» **Collected material**
++++++++

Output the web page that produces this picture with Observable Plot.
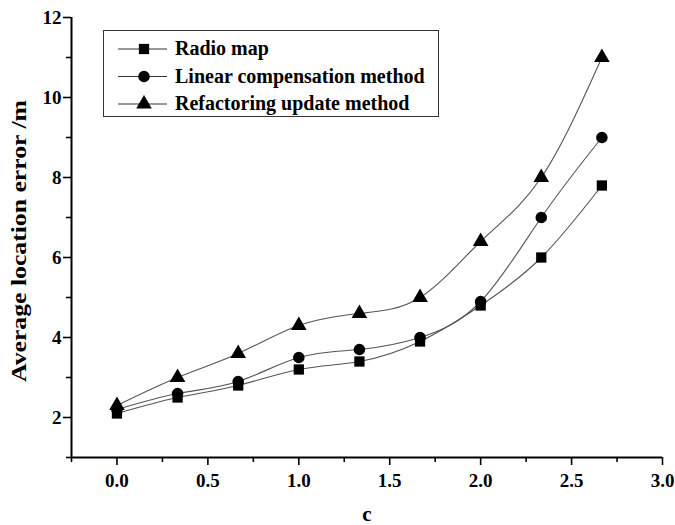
<!DOCTYPE html>
<html><head><meta charset="utf-8">
<script src="https://cdn.jsdelivr.net/npm/d3@7"></script>
<script src="https://cdn.jsdelivr.net/npm/@observablehq/plot@0.6"></script>
<style>
body{margin:0;background:#fff;}
#chart{position:relative;width:675px;height:525px;}
</style></head>
<body><div id="chart"></div>
<script>
const cValues = [0, 1/3, 2/3, 1, 4/3, 5/3, 2, 7/3, 8/3];
const radioMap = [2.1, 2.5, 2.8, 3.2, 3.4, 3.9, 4.8, 6.0, 7.8];
const linearComp = [2.2, 2.6, 2.9, 3.5, 3.7, 4.0, 4.9, 7.0, 9.0];
const refactoring = [2.3, 3.0, 3.6, 4.3, 4.6, 5.0, 6.4, 8.0, 11.0];
const seriesNames = ["Radio map", "Linear compensation method", "Refactoring update method"];
const seriesSymbols = ["square", "circle", "triangle"];
const xMajor = [0, 0.5, 1, 1.5, 2, 2.5, 3];
const xMinor = [-0.25, 0.25, 0.75, 1.25, 1.75, 2.25, 2.75];
const yMajor = [2, 4, 6, 8, 10, 12];
const yMinor = [1, 3, 5, 7, 9, 11];

const seriesValues = [radioMap, linearComp, refactoring];
const data = seriesValues.flatMap((vals, i) => vals.map((v, j) => ({c: cValues[j], y: v, s: seriesNames[i]})));

const font = "'Liberation Serif', 'Times New Roman', serif";
const x0 = -0.25, y0 = 1;
const chart = Plot.plot({
  width: 675, height: 525,
  marginLeft: 71, marginTop: 17, marginRight: 13, marginBottom: 68,
  style: {fontFamily: font, fontWeight: "bold", color: "#000", background: "#fff"},
  x: {domain: [x0, 3], label: null, axis: null},
  y: {domain: [y0, 12], label: null, axis: null},
  symbol: {domain: seriesNames, range: seriesSymbols},
  marks: [
    // x ticks
    Plot.ruleX(xMajor, {x: d => d, y1: y0, y2: y0, insetBottom: -8, stroke: "#000", strokeWidth: 1.6}),
    Plot.ruleX(xMinor, {x: d => d, y1: y0, y2: y0, insetBottom: -5, stroke: "#000", strokeWidth: 1.6}),
    Plot.text(xMajor, {x: d => d, y: y0, dy: 23, text: d => d3.format(".1f")(d), fontSize: 19, fontWeight: "bold", fontFamily: font, fill: "#000"}),
    // y ticks
    Plot.ruleY(yMajor, {y: d => d, x1: x0, x2: x0, insetLeft: -8, stroke: "#000", strokeWidth: 1.6}),
    Plot.ruleY(yMinor, {y: d => d, x1: x0, x2: x0, insetLeft: -5, stroke: "#000", strokeWidth: 1.6}),
    Plot.text(yMajor, {x: x0, y: d => d, dx: -10, text: d => String(d), textAnchor: "end", fontSize: 19, fontWeight: "bold", fontFamily: font, fill: "#000"}),
    // axis lines
    Plot.ruleY([y0], {stroke: "#000", strokeWidth: 2}),
    Plot.ruleX([x0], {stroke: "#000", strokeWidth: 2}),
    Plot.line(data, {x: "c", y: "y", z: "s", curve: "natural", stroke: "#555", strokeWidth: 1.1}),
    Plot.dot(data, {x: "c", y: "y", symbol: "s", fill: "#000", stroke: "none", r: 5.8})
  ]
});
document.getElementById("chart").appendChild(chart);

const svg = d3.select(chart);
// Axis titles
svg.append("text").attr("transform", "translate(26,241) rotate(-90)")
  .attr("text-anchor", "middle").attr("font-family", font).attr("font-weight", "bold").attr("font-size", 21)
  .attr("textLength", 282).attr("lengthAdjust", "spacingAndGlyphs")
  .text("Average location error /m");
svg.append("text").attr("x", 367).attr("y", 521)
  .attr("text-anchor", "middle").attr("font-family", font).attr("font-weight", "bold").attr("font-size", 21)
  .text("c");

// Legend
const lg = svg.append("g");
lg.append("rect").attr("x", 103.5).attr("y", 30.5).attr("width", 335).attr("height", 86)
  .attr("fill", "#fff").attr("stroke", "#333").attr("stroke-width", 1);
const symGen = {square: d3.symbolSquare, circle: d3.symbolCircle, triangle: d3.symbolTriangle};
seriesNames.forEach((name, i) => {
  const yy = 49 + i * 27.5;
  lg.append("line").attr("x1", 118).attr("x2", 167).attr("y1", yy).attr("y2", yy).attr("stroke", "#333").attr("stroke-width", 1);
  lg.append("path").attr("transform", `translate(144,${yy})`)
    .attr("d", d3.symbol(symGen[seriesSymbols[i]], Math.PI * 5.8 * 5.8)()).attr("fill", "#000");
  lg.append("text").attr("x", 175).attr("y", yy + 6).attr("text-anchor", "start")
    .attr("font-family", font).attr("font-weight", "bold").attr("font-size", 20)
    .text(name);
});
</script></body></html>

++++++++

» **Problem to work on**
All the lines above are to be reproduced exactly, except the pictures.

» **Correct output**
Output the web page that produces this picture with Observable Plot.
<!DOCTYPE html>
<html><head><meta charset="utf-8">
<script src="https://cdn.jsdelivr.net/npm/d3@7"></script>
<script src="https://cdn.jsdelivr.net/npm/@observablehq/plot@0.6"></script>
<style>
body{margin:0;background:#fff;}
#chart{position:relative;width:675px;height:525px;}
</style></head>
<body><div id="chart"></div>
<script>
const cValues = [0, 1/3, 2/3, 1, 4/3, 5/3, 2, 7/3, 8/3];
const radioMap = [2.1, 2.5, 2.8, 3.2, 3.4, 3.9, 4.8, 6.0, 7.8];
const linearComp = [2.2, 2.6, 2.9, 3.5, 3.7, 4.0, 4.9, 7.0, 9.0];
const refactoring = [2.3, 3.0, 3.6, 4.3, 4.6, 5.0, 6.4, 8.0, 11.0];
const seriesNames = ["Radio map", "Linear compensation method", "Refactoring update method"];
const seriesSymbols = ["square", "circle", "triangle"];
const xMajor = [0, 0.5, 1, 1.5, 2, 2.5, 3];
const xMinor = [-0.25, 0.25, 0.75, 1.25, 1.75, 2.25, 2.75];
const yMajor = [2, 4, 6, 8, 10, 12];
const yMinor = [1, 3, 5, 7, 9, 11];

const seriesValues = [radioMap, linearComp, refactoring];
const data = seriesValues.flatMap((vals, i) => vals.map((v, j) => ({c: cValues[j], y: v, s: seriesNames[i]})));

const font = "'Liberation Serif', 'Times New Roman', serif";
const x0 = -0.25, y0 = 1;
const chart = Plot.plot({
  width: 675, height: 525,
  marginLeft: 71, marginTop: 17, marginRight: 13, marginBottom: 68,
  style: {fontFamily: font, fontWeight: "bold", color: "#000", background: "#fff"},
  x: {domain: [x0, 3], label: null, axis: null},
  y: {domain: [y0, 12], label: null, axis: null},
  symbol: {domain: seriesNames, range: seriesSymbols},
  marks: [
    // x ticks
    Plot.ruleX(xMajor, {x: d => d, y1: y0, y2: y0, insetBottom: -8, stroke: "#000", strokeWidth: 1.6}),
    Plot.ruleX(xMinor, {x: d => d, y1: y0, y2: y0, insetBottom: -5, stroke: "#000", strokeWidth: 1.6}),
    Plot.text(xMajor, {x: d => d, y: y0, dy: 23, text: d => d3.format(".1f")(d), fontSize: 19, fontWeight: "bold", fontFamily: font, fill: "#000"}),
    // y ticks
    Plot.ruleY(yMajor, {y: d => d, x1: x0, x2: x0, insetLeft: -8, stroke: "#000", strokeWidth: 1.6}),
    Plot.ruleY(yMinor, {y: d => d, x1: x0, x2: x0, insetLeft: -5, stroke: "#000", strokeWidth: 1.6}),
    Plot.text(yMajor, {x: x0, y: d => d, dx: -10, text: d => String(d), textAnchor: "end", fontSize: 19, fontWeight: "bold", fontFamily: font, fill: "#000"}),
    // axis lines
    Plot.ruleY([y0], {stroke: "#000", strokeWidth: 2}),
    Plot.ruleX([x0], {stroke: "#000", strokeWidth: 2}),
    Plot.line(data, {x: "c", y: "y", z: "s", curve: "natural", stroke: "#555", strokeWidth: 1.1}),
    Plot.dot(data, {x: "c", y: "y", symbol: "s", fill: "#000", stroke: "none", r: 5.8})
  ]
});
document.getElementById("chart").appendChild(chart);

const svg = d3.select(chart);
// Axis titles
svg.append("text").attr("transform", "translate(26,241) rotate(-90)")
  .attr("text-anchor", "middle").attr("font-family", font).attr("font-weight", "bold").attr("font-size", 21)
  .attr("textLength", 282).attr("lengthAdjust", "spacingAndGlyphs")
  .text("Average location error /m");
svg.append("text").attr("x", 367).attr("y", 521)
  .attr("text-anchor", "middle").attr("font-family", font).attr("font-weight", "bold").attr("font-size", 21)
  .text("c");

// Legend
const lg = svg.append("g");
lg.append("rect").attr("x", 103.5).attr("y", 30.5).attr("width", 335).attr("height", 86)
  .attr("fill", "#fff").attr("stroke", "#333").attr("stroke-width", 1);
const symGen = {square: d3.symbolSquare, circle: d3.symbolCircle, triangle: d3.symbolTriangle};
seriesNames.forEach((name, i) => {
  const yy = 49 + i * 27.5;
  lg.append("line").attr("x1", 118).attr("x2", 167).attr("y1", yy).attr("y2", yy).attr("stroke", "#333").attr("stroke-width", 1);
  lg.append("path").attr("transform", `translate(144,${yy})`)
    .attr("d", d3.symbol(symGen[seriesSymbols[i]], Math.PI * 5.8 * 5.8)()).attr("fill", "#000");
  lg.append("text").attr("x", 175).attr("y", yy + 6).attr("text-anchor", "start")
    .attr("font-family", font).attr("font-weight", "bold").attr("font-size", 20)
    .text(name);
});
</script></body></html>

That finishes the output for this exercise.